As I pored over a collection of articles from La Granma, I noticed immediately that with every introductory mention of Guantánamo, the writer describes it as “illegally occupied territory in Cuba[1]” or something similar. The word “illegal” infiltrates each article, affirming that Cuba has neither forgotten nor forgiven the circumstances in the U.S. claimed Guantanamo. As I continued to read, the rhetoric began to stand out. The diction and the choices of certain phrases seemed increasingly subjective and intense. In one article titled “Guantánamo: A Ghost from the Bush Era pursues Obama,” the author asserts that “the indefinite detentions, and testimony given by those released, have earned the detention center an appropriate reputation as a concentration camp” [2]. While U.S. newspapers tiptoe around torture, avoiding using the term or validating testimonies, La Granma brings it to light.

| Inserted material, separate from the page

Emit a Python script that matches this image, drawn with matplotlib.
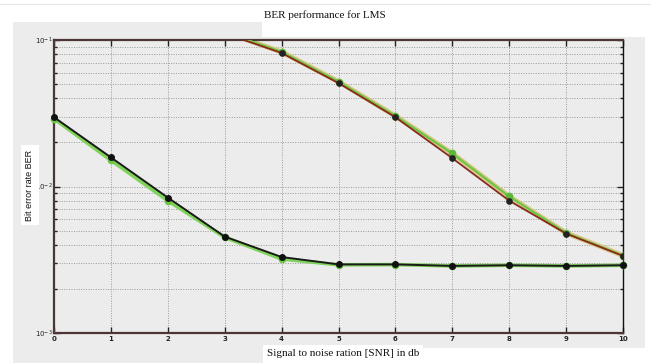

All of these somewhat jarring aspects of the Cuban media’s portrayal of the naval base in Guantánamo Bay illustrate the underlying discontent that lingers even decades after the Cold War tensions seemed to dissipate. The naval base serves as an enduring open nerve in Cuban history, and all of the controversy that surrounds it merely intensifies the dogmatic opposition that existed long before the 9/11 attacks. Some may believe that the Cuban media lacks validity due to its intense one-sidedness or due to its distracting passion. Because of its limitations under the Communist regime, La Granma can in no way be considered an unprejudiced or objective news source. For my purposes, though, I found these characteristics to be enlightening. The blatant bias of La Granma offers a perspective completely unobstructed by the linguistic embellishments and strategic vagueness that American writers often use in order to maintain the objectivity sometimes synonymous with political correctness. The recent articles regarding Guantánamo, like the paint-chipped propaganda that still line the highways outside of Havana, affirms that some things are never forgotten in Cuba. The country will not be satisfied until Guantánamo closes.

[1]Dalia Gonzalez Delgado. “A Ghost from the Bush Era Pursues Obama.” La Granma Internacional [Havana] 23 May 2013: n. pag. Print.

[2]Dalia Gonzalez Delgado. “A Ghost from the Bush Era Pursues Obama.” La Granma Internacional [Havana] 23 May 2013: n. pag. Print.